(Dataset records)
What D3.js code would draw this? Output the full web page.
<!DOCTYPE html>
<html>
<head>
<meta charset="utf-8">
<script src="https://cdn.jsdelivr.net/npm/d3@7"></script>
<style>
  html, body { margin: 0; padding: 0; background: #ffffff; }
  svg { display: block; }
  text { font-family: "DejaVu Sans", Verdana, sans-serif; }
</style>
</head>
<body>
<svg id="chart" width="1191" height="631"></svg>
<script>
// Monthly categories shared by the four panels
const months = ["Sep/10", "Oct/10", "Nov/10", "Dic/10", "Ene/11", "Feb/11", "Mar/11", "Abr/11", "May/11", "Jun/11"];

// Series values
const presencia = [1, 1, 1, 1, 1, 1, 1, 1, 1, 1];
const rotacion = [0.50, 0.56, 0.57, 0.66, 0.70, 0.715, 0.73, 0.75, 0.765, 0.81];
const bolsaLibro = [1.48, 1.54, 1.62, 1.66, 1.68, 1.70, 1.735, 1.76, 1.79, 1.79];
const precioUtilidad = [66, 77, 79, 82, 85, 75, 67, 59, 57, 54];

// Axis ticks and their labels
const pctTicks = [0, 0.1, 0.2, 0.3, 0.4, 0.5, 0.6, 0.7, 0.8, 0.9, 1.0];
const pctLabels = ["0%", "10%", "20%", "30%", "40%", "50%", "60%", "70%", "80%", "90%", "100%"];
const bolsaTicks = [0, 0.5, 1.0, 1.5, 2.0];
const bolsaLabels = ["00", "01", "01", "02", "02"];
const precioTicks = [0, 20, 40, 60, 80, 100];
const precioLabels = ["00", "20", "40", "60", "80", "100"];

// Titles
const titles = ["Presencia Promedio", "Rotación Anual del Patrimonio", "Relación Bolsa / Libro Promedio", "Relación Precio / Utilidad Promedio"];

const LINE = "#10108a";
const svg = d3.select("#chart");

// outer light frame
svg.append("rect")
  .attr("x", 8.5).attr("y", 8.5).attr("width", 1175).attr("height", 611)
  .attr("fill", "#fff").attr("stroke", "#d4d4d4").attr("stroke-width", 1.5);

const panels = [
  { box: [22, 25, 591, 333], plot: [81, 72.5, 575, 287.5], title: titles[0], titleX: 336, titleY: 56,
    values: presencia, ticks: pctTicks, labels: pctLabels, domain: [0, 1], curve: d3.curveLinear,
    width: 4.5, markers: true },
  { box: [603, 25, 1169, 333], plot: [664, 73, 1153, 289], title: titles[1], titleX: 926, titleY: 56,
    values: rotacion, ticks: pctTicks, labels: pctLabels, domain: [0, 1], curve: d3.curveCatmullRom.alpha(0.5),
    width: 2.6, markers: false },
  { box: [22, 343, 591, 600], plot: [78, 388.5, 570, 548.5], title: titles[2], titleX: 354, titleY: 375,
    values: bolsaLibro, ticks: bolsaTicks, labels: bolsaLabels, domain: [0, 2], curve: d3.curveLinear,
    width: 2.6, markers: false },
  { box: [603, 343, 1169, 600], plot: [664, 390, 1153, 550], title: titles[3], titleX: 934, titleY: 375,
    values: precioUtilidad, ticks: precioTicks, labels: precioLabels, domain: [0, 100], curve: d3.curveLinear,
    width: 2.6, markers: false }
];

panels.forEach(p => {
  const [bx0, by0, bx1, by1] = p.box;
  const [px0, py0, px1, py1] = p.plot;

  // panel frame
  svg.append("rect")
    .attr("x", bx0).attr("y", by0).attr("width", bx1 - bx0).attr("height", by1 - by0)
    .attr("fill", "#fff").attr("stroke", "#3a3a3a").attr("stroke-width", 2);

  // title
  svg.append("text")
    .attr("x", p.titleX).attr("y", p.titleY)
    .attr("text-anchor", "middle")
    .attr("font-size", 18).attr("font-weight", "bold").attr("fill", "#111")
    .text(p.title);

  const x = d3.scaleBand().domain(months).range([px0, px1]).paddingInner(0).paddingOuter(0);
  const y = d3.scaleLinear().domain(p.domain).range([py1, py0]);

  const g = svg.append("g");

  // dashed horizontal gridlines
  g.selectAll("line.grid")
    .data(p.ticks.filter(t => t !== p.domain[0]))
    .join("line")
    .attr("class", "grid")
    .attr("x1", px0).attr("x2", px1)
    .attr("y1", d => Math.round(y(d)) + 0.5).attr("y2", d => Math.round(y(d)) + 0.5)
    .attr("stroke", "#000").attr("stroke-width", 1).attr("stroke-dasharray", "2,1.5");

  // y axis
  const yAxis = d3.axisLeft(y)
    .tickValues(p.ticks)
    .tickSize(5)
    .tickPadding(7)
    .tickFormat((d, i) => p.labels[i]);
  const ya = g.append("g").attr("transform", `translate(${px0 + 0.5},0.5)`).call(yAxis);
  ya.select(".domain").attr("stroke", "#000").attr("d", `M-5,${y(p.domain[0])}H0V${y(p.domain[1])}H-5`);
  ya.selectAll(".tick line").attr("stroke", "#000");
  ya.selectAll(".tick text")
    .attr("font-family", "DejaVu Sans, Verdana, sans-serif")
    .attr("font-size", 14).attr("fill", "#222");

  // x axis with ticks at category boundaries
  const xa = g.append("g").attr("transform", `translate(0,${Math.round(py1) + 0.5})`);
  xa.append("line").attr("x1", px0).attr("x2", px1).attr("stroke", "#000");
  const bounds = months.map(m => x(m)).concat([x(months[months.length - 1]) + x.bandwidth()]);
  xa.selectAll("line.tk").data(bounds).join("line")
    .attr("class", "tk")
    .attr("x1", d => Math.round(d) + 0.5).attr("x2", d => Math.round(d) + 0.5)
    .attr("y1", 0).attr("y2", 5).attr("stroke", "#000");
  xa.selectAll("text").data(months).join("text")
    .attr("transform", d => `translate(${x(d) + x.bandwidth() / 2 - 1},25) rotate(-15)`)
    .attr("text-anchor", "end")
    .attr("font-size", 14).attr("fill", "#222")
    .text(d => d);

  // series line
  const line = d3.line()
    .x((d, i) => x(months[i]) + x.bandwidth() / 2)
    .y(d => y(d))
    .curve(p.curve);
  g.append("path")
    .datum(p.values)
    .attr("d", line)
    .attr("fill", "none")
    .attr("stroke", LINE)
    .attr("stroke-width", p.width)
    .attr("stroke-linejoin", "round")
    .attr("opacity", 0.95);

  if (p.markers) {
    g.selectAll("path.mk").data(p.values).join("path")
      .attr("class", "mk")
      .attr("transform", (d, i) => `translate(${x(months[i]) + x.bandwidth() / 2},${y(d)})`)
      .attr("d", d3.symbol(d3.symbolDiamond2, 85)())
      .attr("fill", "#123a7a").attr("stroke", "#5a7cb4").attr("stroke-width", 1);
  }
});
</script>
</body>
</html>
--
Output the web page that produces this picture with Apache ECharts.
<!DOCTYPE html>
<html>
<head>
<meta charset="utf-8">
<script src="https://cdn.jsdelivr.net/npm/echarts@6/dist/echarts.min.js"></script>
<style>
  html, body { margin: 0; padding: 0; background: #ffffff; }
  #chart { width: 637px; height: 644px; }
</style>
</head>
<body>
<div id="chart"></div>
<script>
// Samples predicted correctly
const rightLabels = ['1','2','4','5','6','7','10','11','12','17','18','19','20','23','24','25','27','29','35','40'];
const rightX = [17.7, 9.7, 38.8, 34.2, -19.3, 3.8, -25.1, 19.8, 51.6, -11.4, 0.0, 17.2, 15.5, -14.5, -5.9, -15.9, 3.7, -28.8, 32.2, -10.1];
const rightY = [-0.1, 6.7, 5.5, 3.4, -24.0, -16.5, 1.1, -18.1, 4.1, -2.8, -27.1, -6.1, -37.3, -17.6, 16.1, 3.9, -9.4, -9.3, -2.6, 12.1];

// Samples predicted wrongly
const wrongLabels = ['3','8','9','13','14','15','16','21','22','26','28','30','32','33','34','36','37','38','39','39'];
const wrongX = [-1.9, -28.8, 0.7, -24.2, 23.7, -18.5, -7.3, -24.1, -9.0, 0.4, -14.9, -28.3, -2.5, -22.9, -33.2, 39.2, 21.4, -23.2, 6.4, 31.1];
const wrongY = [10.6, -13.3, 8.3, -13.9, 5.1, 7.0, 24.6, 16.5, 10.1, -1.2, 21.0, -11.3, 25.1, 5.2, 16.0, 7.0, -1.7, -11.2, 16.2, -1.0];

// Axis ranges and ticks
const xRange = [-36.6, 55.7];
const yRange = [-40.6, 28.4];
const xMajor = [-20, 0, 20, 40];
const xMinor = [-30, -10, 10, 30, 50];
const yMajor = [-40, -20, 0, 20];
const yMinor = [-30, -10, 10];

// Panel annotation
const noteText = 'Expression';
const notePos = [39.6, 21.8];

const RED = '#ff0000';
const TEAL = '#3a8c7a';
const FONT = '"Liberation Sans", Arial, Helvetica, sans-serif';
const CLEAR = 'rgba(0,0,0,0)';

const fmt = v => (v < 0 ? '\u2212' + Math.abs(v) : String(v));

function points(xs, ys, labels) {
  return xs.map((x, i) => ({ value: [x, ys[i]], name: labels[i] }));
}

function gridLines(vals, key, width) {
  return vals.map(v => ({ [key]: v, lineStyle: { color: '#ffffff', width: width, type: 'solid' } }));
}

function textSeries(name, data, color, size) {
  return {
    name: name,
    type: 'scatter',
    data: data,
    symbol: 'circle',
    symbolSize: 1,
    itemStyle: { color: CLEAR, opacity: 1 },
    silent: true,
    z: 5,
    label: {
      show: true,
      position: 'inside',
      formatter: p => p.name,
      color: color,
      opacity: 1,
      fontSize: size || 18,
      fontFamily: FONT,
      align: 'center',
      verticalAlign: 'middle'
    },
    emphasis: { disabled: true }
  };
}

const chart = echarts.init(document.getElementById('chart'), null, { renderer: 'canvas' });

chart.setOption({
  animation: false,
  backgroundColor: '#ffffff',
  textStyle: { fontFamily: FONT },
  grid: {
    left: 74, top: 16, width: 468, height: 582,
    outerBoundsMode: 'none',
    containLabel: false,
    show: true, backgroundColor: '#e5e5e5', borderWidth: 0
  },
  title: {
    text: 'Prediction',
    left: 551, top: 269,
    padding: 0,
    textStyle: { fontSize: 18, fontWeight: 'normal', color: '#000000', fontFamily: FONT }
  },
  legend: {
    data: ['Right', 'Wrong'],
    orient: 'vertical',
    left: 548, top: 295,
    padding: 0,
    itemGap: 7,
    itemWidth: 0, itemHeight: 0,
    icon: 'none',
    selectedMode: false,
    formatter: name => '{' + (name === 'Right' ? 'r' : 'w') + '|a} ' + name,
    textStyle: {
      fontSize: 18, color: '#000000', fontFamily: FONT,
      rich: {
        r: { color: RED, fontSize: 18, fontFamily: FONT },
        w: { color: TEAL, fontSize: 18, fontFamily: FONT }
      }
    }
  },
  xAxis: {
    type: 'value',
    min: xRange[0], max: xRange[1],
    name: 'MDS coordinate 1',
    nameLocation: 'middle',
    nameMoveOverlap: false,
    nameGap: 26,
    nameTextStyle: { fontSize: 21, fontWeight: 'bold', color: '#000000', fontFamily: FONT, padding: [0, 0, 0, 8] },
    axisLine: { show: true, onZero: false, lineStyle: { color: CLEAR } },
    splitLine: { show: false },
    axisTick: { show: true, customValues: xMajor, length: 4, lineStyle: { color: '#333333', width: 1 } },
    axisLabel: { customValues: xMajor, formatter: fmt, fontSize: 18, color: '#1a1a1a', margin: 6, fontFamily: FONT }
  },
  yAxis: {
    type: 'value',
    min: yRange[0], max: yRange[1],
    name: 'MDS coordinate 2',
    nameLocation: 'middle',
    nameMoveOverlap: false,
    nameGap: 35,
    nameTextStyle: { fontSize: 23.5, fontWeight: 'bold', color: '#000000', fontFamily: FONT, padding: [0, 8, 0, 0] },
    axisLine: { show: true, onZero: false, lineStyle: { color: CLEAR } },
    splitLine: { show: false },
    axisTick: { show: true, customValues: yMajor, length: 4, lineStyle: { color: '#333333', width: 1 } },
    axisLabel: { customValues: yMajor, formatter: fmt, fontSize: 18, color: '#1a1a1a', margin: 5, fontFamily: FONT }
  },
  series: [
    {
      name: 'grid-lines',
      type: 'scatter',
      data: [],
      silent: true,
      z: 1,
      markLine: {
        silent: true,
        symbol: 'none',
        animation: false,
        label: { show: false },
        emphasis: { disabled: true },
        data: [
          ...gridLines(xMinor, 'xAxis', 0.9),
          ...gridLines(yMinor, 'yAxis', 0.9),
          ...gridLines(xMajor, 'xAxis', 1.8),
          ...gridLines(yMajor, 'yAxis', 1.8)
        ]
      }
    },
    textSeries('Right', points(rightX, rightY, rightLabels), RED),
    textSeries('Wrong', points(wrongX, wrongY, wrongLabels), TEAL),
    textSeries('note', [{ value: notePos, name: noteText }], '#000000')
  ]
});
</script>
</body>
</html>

→ SHORT EXERCISE:
Transcribe, exactly and without additions, the lines of the records above, beginning with the line that contains "What D3.js code" and ending with the line that contains "59, 57, 54];", both included.

→ TASK RESPONSE:
What D3.js code would draw this? Output the full web page.
<!DOCTYPE html>
<html>
<head>
<meta charset="utf-8">
<script src="https://cdn.jsdelivr.net/npm/d3@7"></script>
<style>
  html, body { margin: 0; padding: 0; background: #ffffff; }
  svg { display: block; }
  text { font-family: "DejaVu Sans", Verdana, sans-serif; }
</style>
</head>
<body>
<svg id="chart" width="1191" height="631"></svg>
<script>
// Monthly categories shared by the four panels
const months = ["Sep/10", "Oct/10", "Nov/10", "Dic/10", "Ene/11", "Feb/11", "Mar/11", "Abr/11", "May/11", "Jun/11"];

// Series values
const presencia = [1, 1, 1, 1, 1, 1, 1, 1, 1, 1];
const rotacion = [0.50, 0.56, 0.57, 0.66, 0.70, 0.715, 0.73, 0.75, 0.765, 0.81];
const bolsaLibro = [1.48, 1.54, 1.62, 1.66, 1.68, 1.70, 1.735, 1.76, 1.79, 1.79];
const precioUtilidad = [66, 77, 79, 82, 85, 75, 67, 59, 57, 54];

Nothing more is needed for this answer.